Перечитывание этих забытых страниц навело меня на мысль о другой, более оригинальной и интересной книге, за которую и предлагаю взяться всем желающим. Думаю, здесь нужны более умелые руки и усердие, которого у меня уже нет. В тысяча восемьсот тридцатых годах Карлейль придумал в «Сарторе Резартусе» немецкого профессора, напечатавшего ученый труд по философии одежды, который он, Карлейль, частично перевел и, не без некоторой перелицовки, прокомментировал. Рисующаяся мне сейчас книга — нечто в этом роде. Она состояла бы из предисловий несуществующим книгам. В ней могли бы обильно цитироваться образцовые места из этих гипотетических сочинений. Существуют сюжеты, предназначенные не столько для кропотливого описания, сколько для досугов воображения или снисходительной беседы, — именно такие сюжеты составили бы неощутимую основу тех ненаписанных страниц. Представляю, как мы сопроводили бы подобным прологом Кихота, или Кихано, о котором до сих пор неизвестно, кто он — никудышный бедняга, который во сне видит себя доблестным рыцарем, окруженным злыми волшебниками, или окруженный злыми волшебниками доблестный рыцарь, который во сне видит себя никудышным беднягой. Стоило бы, разумеется, исключить любые образцы пародии или сатиры, оставив только такие сюжеты, которые приемлемы и приятны для ума.
РЭЙ БРЭДБЕРИ
«МАРСИАНСКИЕ ХРОНИКИ»
Во втором столетии нашей эры Лукиан Самосатский создал свою «Правдивую историю», куда, наряду с прочими чудесами, включил описание селенитов, которые (по свидетельству правдивого историка) чешут и ткут металлы и стекло, могут вынимать и вставлять себе глаза, а питаются нектаром воздуха, иначе говоря — выжатым из воздуха соком. Лудовико Ариосто в начале шестнадцатого века придумал рыцаря, находящего на Луне все, растраченное на Земле: слезы и вздохи влюбленных, время, потерянное в азартных играх, неисполненные замыслы и несбывшиеся желания. В следующем столетии Кеплер составил свой «Somnium Astronomicum»[119]{315}, описав как бы прочитанную им во сне книгу, где многословно воспроизвел мироустройство и обычаи населяющих Луну змей, которые укрываются от дневной жары в глубоких пещерах и выползают из них только на закате. Между первым и вторым воображаемым путешествием лежат тринадцать столетий, между вторым и третьим — сто лет. Два первых — ни за что не отвечающие и дающие себе полную волю выдумки, третье отягощено стремлением к правдоподобию. Причина понятна. Лукиану и Ариосто путешествие на Луну казалось символом и прообразом невозможного, вроде черных лебедей для латинского языка; Кеплер, как и мы, уже видит в нем одну из возможностей. Разве изобретатель всемирного языка Джон Уилкинс не издает в те же годы свое «Открытие жизни на Луне, рассуждение, имеющее целью убедить в вероятности другого обитаемого мира на другой планете» с приложением «Рассуждения о возможности межпланетного путешествия»? В «Аттических ночах» Авла Геллия{316} пифагореец Архит{317} изготовляет деревянного голубя, умеющего летать; Уилкинс предсказывает такое же или похожее устройство, способное однажды доставить нас на Луну.
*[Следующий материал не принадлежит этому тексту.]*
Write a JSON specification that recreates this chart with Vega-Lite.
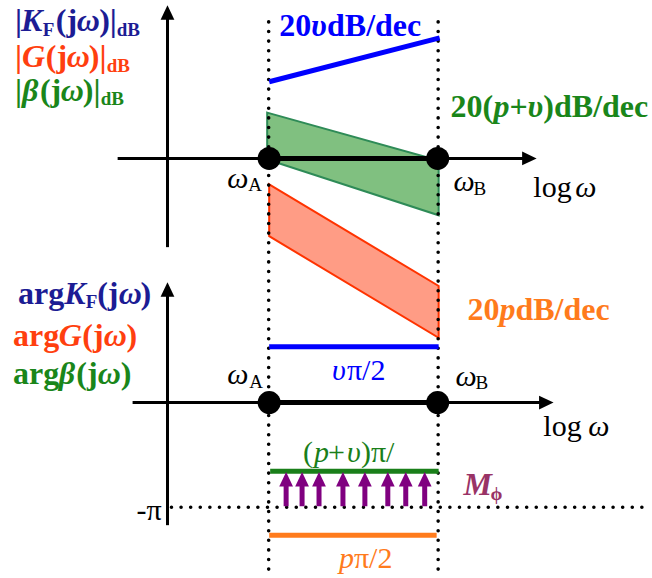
{
  "$schema": "https://vega.github.io/schema/vega-lite/v6.json",
  "width": 652,
  "height": 578,
  "padding": 0,
  "autosize": {"type": "fit", "contains": "padding"},
  "background": "white",
  "config": {"view": {"stroke": null}},
  "datasets": {
    "bands": [
      {"x": 268, "y": 113, "y2": 160, "band": "beta"},
      {"x": 440, "y": 161, "y2": 216, "band": "beta"},
      {"x": 270, "y": 185, "y2": 237, "band": "g"},
      {"x": 440, "y": 287, "y2": 339, "band": "g"}
    ],
    "dotted": [
      {"x": 269.5, "y": 22, "x2": 269.5, "y2": 578},
      {"x": 439.5, "y": 22, "x2": 439.5, "y2": 578},
      {"x": 172, "y": 509, "x2": 652, "y2": 509}
    ],
    "axes": [
      {"x": 168, "y": 248, "x2": 168, "y2": 18},
      {"x": 118, "y": 159, "x2": 526, "y2": 159},
      {"x": 168, "y": 527, "x2": 168, "y2": 296},
      {"x": 133, "y": 404, "x2": 542, "y2": 404}
    ],
    "segments": [
      {"x": 270, "y": 159, "x2": 439, "y2": 159, "c": "black"},
      {"x": 270, "y": 404, "x2": 439, "y2": 404, "c": "black"},
      {"x": 270, "y": 82, "x2": 441, "y2": 38, "c": "blue"},
      {"x": 270, "y": 348, "x2": 440, "y2": 348, "c": "blue"},
      {"x": 271, "y": 473, "x2": 440, "y2": 473, "c": "green"},
      {"x": 270, "y": 537, "x2": 438, "y2": 537, "c": "orange"},
      {"x": 287, "y": 508, "x2": 287, "y2": 486, "c": "purple"},
      {"x": 303, "y": 508, "x2": 303, "y2": 486, "c": "purple"},
      {"x": 320, "y": 508, "x2": 320, "y2": 486, "c": "purple"},
      {"x": 344, "y": 508, "x2": 344, "y2": 486, "c": "purple"},
      {"x": 366, "y": 508, "x2": 366, "y2": 486, "c": "purple"},
      {"x": 389, "y": 508, "x2": 389, "y2": 486, "c": "purple"},
      {"x": 407, "y": 508, "x2": 407, "y2": 486, "c": "purple"},
      {"x": 426, "y": 508, "x2": 426, "y2": 486, "c": "purple"}
    ],
    "heads": [
      {"x": 168, "y": 12.5, "dir": "up", "c": "black"},
      {"x": 168, "y": 290.5, "dir": "up", "c": "black"},
      {"x": 531, "y": 159, "dir": "right", "c": "black"},
      {"x": 548, "y": 404, "dir": "right", "c": "black"},
      {"x": 287, "y": 481, "dir": "up", "c": "purple"},
      {"x": 303, "y": 481, "dir": "up", "c": "purple"},
      {"x": 320, "y": 481, "dir": "up", "c": "purple"},
      {"x": 344, "y": 481, "dir": "up", "c": "purple"},
      {"x": 366, "y": 481, "dir": "up", "c": "purple"},
      {"x": 389, "y": 481, "dir": "up", "c": "purple"},
      {"x": 407, "y": 481, "dir": "up", "c": "purple"},
      {"x": 426, "y": 481, "dir": "up", "c": "purple"}
    ],
    "nodes": [
      {"x": 270, "y": 159, "name": "ωA"},
      {"x": 439, "y": 159, "name": "ωB"},
      {"x": 270, "y": 404, "name": "ωA"},
      {"x": 439, "y": 404, "name": "ωB"}
    ],
    "bold": [
      {"x": 15, "y": 31, "t": "|", "c": "kf"},
      {"x": 56, "y": 31, "t": "(j", "c": "kf"},
      {"x": 99.5, "y": 31, "t": ")|", "c": "kf"},
      {"x": 15, "y": 67, "t": "|", "c": "g"},
      {"x": 46, "y": 67, "t": "(j", "c": "g"},
      {"x": 89, "y": 67, "t": ")|", "c": "g"},
      {"x": 15, "y": 101, "t": "|", "c": "beta"},
      {"x": 40, "y": 101, "t": "(j", "c": "beta"},
      {"x": 83, "y": 101, "t": ")|", "c": "beta"},
      {"x": 18, "y": 305, "t": "arg", "c": "kf"},
      {"x": 97.5, "y": 305, "t": "(j", "c": "kf"},
      {"x": 141, "y": 305, "t": ")", "c": "kf"},
      {"x": 13, "y": 347, "t": "arg", "c": "g"},
      {"x": 82.5, "y": 347, "t": "(j", "c": "g"},
      {"x": 127, "y": 347, "t": ")", "c": "g"},
      {"x": 13, "y": 385, "t": "arg", "c": "beta"},
      {"x": 76.5, "y": 385, "t": "(j", "c": "beta"},
      {"x": 121, "y": 385, "t": ")", "c": "beta"},
      {"x": 280, "y": 36, "t": "20", "c": "blue"},
      {"x": 328, "y": 36, "t": "dB/dec", "c": "blue"},
      {"x": 452, "y": 117, "t": "20(", "c": "beta"},
      {"x": 511, "y": 117, "t": "+", "c": "beta"},
      {"x": 545, "y": 117, "t": ")dB/dec", "c": "beta"},
      {"x": 469, "y": 321, "t": "20", "c": "orange"},
      {"x": 517, "y": 321, "t": "dB/dec", "c": "orange"}
    ],
    "boldItalic": [
      {"x": 21, "y": 31, "t": "K", "c": "kf"},
      {"x": 77, "y": 31, "t": "ω", "c": "kf"},
      {"x": 22, "y": 67, "t": "G", "c": "g"},
      {"x": 67, "y": 67, "t": "ω", "c": "g"},
      {"x": 22, "y": 101, "t": "β", "c": "beta"},
      {"x": 61, "y": 101, "t": "ω", "c": "beta"},
      {"x": 64.5, "y": 305, "t": "K", "c": "kf"},
      {"x": 119, "y": 305, "t": "ω", "c": "kf"},
      {"x": 59, "y": 347, "t": "G", "c": "g"},
      {"x": 104, "y": 347, "t": "ω", "c": "g"},
      {"x": 59, "y": 385, "t": "β", "c": "beta"},
      {"x": 98, "y": 385, "t": "ω", "c": "beta"},
      {"x": 312, "y": 36, "t": "υ", "c": "blue"},
      {"x": 495, "y": 117, "t": "p", "c": "beta"},
      {"x": 529, "y": 117, "t": "υ", "c": "beta"},
      {"x": 501, "y": 321, "t": "p", "c": "orange"},
      {"x": 465, "y": 497, "t": "M", "c": "mphi"}
    ],
    "boldSub": [
      {"x": 43, "y": 36, "t": "F", "c": "kf"},
      {"x": 117, "y": 36, "t": "dB", "c": "kf"},
      {"x": 107, "y": 72, "t": "dB", "c": "g"},
      {"x": 101, "y": 105, "t": "dB", "c": "beta"},
      {"x": 86, "y": 309, "t": "F", "c": "kf"},
      {"x": 492, "y": 502, "t": "ϕ", "c": "mphi"}
    ],
    "italic": [
      {"x": 228, "y": 189, "t": "ω", "c": "black"},
      {"x": 455, "y": 192, "t": "ω", "c": "black"},
      {"x": 577, "y": 198, "t": "ω", "c": "black"},
      {"x": 228, "y": 385, "t": "ω", "c": "black"},
      {"x": 457, "y": 387, "t": "ω", "c": "black"},
      {"x": 590, "y": 438, "t": "ω", "c": "black"},
      {"x": 333, "y": 381, "t": "υ", "c": "blue"},
      {"x": 315, "y": 464, "t": "p", "c": "green"},
      {"x": 348, "y": 464, "t": "υ", "c": "green"},
      {"x": 340, "y": 570, "t": "p", "c": "orange"}
    ],
    "regular": [
      {"x": 535, "y": 198, "t": "log", "c": "black"},
      {"x": 545, "y": 438, "t": "log", "c": "black"},
      {"x": 348, "y": 381, "t": "π/2", "c": "blue"},
      {"x": 304, "y": 464, "t": "(", "c": "green"},
      {"x": 329, "y": 464, "t": "+", "c": "green"},
      {"x": 362, "y": 464, "t": ")π/", "c": "green"},
      {"x": 355, "y": 570, "t": "π/2", "c": "orange"},
      {"x": 137, "y": 522, "t": "-π", "c": "black"}
    ],
    "sub": [
      {"x": 249, "y": 192, "t": "A", "c": "black"},
      {"x": 475, "y": 196, "t": "B", "c": "black"},
      {"x": 250, "y": 389, "t": "A", "c": "black"},
      {"x": 477, "y": 390, "t": "B", "c": "black"}
    ]
  },
  "encoding": {
    "x": {"field": "x", "type": "quantitative", "scale": {"domain": [0, 652], "nice": false, "zero": false}, "axis": null},
    "y": {"field": "y", "type": "quantitative", "scale": {"domain": [0, 578], "nice": false, "zero": false, "reverse": true}, "axis": null}
  },
  "layer": [
    {
      "data": {"name": "bands"},
      "mark": {"type": "area", "strokeWidth": 2, "opacity": 1, "fillOpacity": 1},
      "encoding": {
        "y2": {"field": "y2"},
        "fill": {"field": "band", "type": "nominal", "scale": {"domain": ["beta", "g"], "range": ["#80c080", "#ff9c85"]}, "legend": null},
        "stroke": {"field": "band", "type": "nominal", "scale": {"domain": ["beta", "g"], "range": ["#2e8b57", "#ff3300"]}, "legend": null}
      }
    },
    {
      "data": {"name": "dotted"},
      "mark": {"type": "rule", "strokeDash": [0, 9.6], "strokeCap": "round", "strokeWidth": 3.6, "color": "black"},
      "encoding": {"x2": {"field": "x2"}, "y2": {"field": "y2"}}
    },
    {
      "data": {"name": "axes"},
      "mark": {"type": "rule", "strokeWidth": 3, "color": "black"},
      "encoding": {"x2": {"field": "x2"}, "y2": {"field": "y2"}}
    },
    {
      "data": {"name": "segments"},
      "mark": {"type": "rule", "strokeWidth": 5},
      "encoding": {
        "x2": {"field": "x2"},
        "y2": {"field": "y2"},
        "color": {"field": "c", "type": "nominal", "scale": {"domain": ["kf", "blue", "g", "beta", "green", "orange", "purple", "mphi", "black"], "range": ["#1c1c94", "#0000ff", "#ff3f0f", "#1a861a", "#1a7f1a", "#ff7b1c", "#800080", "#993366", "#000000"]}, "legend": null}
      }
    },
    {
      "data": {"name": "heads"},
      "mark": {"type": "point", "filled": true, "opacity": 1, "size": 210},
      "encoding": {
        "shape": {"field": "dir", "type": "nominal", "scale": {"domain": ["up", "right"], "range": ["M0,-1L0.95,1L-0.95,1Z", "M1,0L-1,0.95L-1,-0.95Z"]}, "legend": null},
        "color": {"field": "c", "type": "nominal", "scale": {"domain": ["kf", "blue", "g", "beta", "green", "orange", "purple", "mphi", "black"], "range": ["#1c1c94", "#0000ff", "#ff3f0f", "#1a861a", "#1a7f1a", "#ff7b1c", "#800080", "#993366", "#000000"]}, "legend": null}
      }
    },
    {
      "data": {"name": "nodes"},
      "mark": {"type": "point", "shape": "circle", "filled": true, "opacity": 1, "size": 531, "color": "black"}
    },
    {
      "data": {"name": "bold"},
      "mark": {"type": "text", "align": "left", "baseline": "alphabetic", "font": "Liberation Serif", "fontSize": 32, "fontWeight": "bold"},
      "encoding": {
        "text": {"field": "t"},
        "color": {"field": "c", "type": "nominal", "scale": {"domain": ["kf", "blue", "g", "beta", "green", "orange", "purple", "mphi", "black"], "range": ["#1c1c94", "#0000ff", "#ff3f0f", "#1a861a", "#1a7f1a", "#ff7b1c", "#800080", "#993366", "#000000"]}, "legend": null}
      }
    },
    {
      "data": {"name": "boldItalic"},
      "mark": {"type": "text", "align": "left", "baseline": "alphabetic", "font": "Liberation Serif", "fontSize": 32, "fontWeight": "bold", "fontStyle": "italic"},
      "encoding": {
        "text": {"field": "t"},
        "color": {"field": "c", "type": "nominal", "scale": {"domain": ["kf", "blue", "g", "beta", "green", "orange", "purple", "mphi", "black"], "range": ["#1c1c94", "#0000ff", "#ff3f0f", "#1a861a", "#1a7f1a", "#ff7b1c", "#800080", "#993366", "#000000"]}, "legend": null}
      }
    },
    {
      "data": {"name": "boldSub"},
      "mark": {"type": "text", "align": "left", "baseline": "alphabetic", "font": "Liberation Serif", "fontSize": 19, "fontWeight": "bold"},
      "encoding": {
        "text": {"field": "t"},
        "color": {"field": "c", "type": "nominal", "scale": {"domain": ["kf", "blue", "g", "beta", "green", "orange", "purple", "mphi", "black"], "range": ["#1c1c94", "#0000ff", "#ff3f0f", "#1a861a", "#1a7f1a", "#ff7b1c", "#800080", "#993366", "#000000"]}, "legend": null}
      }
    },
    {
      "data": {"name": "italic"},
      "mark": {"type": "text", "align": "left", "baseline": "alphabetic", "font": "Liberation Serif", "fontSize": 30, "fontStyle": "italic"},
      "encoding": {
        "text": {"field": "t"},
        "color": {"field": "c", "type": "nominal", "scale": {"domain": ["kf", "blue", "g", "beta", "green", "orange", "purple", "mphi", "black"], "range": ["#1c1c94", "#0000ff", "#ff3f0f", "#1a861a", "#1a7f1a", "#ff7b1c", "#800080", "#993366", "#000000"]}, "legend": null}
      }
    },
    {
      "data": {"name": "regular"},
      "mark": {"type": "text", "align": "left", "baseline": "alphabetic", "font": "Liberation Serif", "fontSize": 30},
      "encoding": {
        "text": {"field": "t"},
        "color": {"field": "c", "type": "nominal", "scale": {"domain": ["kf", "blue", "g", "beta", "green", "orange", "purple", "mphi", "black"], "range": ["#1c1c94", "#0000ff", "#ff3f0f", "#1a861a", "#1a7f1a", "#ff7b1c", "#800080", "#993366", "#000000"]}, "legend": null}
      }
    },
    {
      "data": {"name": "sub"},
      "mark": {"type": "text", "align": "left", "baseline": "alphabetic", "font": "Liberation Serif", "fontSize": 19},
      "encoding": {
        "text": {"field": "t"},
        "color": {"field": "c", "type": "nominal", "scale": {"domain": ["kf", "blue", "g", "beta", "green", "orange", "purple", "mphi", "black"], "range": ["#1c1c94", "#0000ff", "#ff3f0f", "#1a861a", "#1a7f1a", "#ff7b1c", "#800080", "#993366", "#000000"]}, "legend": null}
      }
    }
  ]
}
Предсказывая возможное или вероятное будущее, кеплеровский «Somnium Astronomicum», по-моему, предвосхищает новый повествовательный жанр, который в Северной Америке зовут «science-fiction», или «scientifiction»[120], и замечательный образец которого дает в своих «Хрониках» Рэй Брэдбери. Их тема — завоевание и колонизация другой планеты. Это многотрудное предприятие людей завтрашнего дня кажется сегодня достаточно нелепым; однако Брэдбери (безотчетно и, может быть, следуя внутреннему голосу) предпочел для своего рассказа элегический тон. Марсиане, отвратительные в начале, вызывают у него жалость, становясь жертвами завоевателей. Земляне побеждают, но автор не радуется их триумфу. С грустью и разочарованием говорит он о грядущем распространении человеческого рода по красной планете, пророчески показывая нам перекатывающиеся голубые пески безжизненной пустыни, шахматные руины городов, желтые закаты и старые лодки, беспомощно распластанные на песке.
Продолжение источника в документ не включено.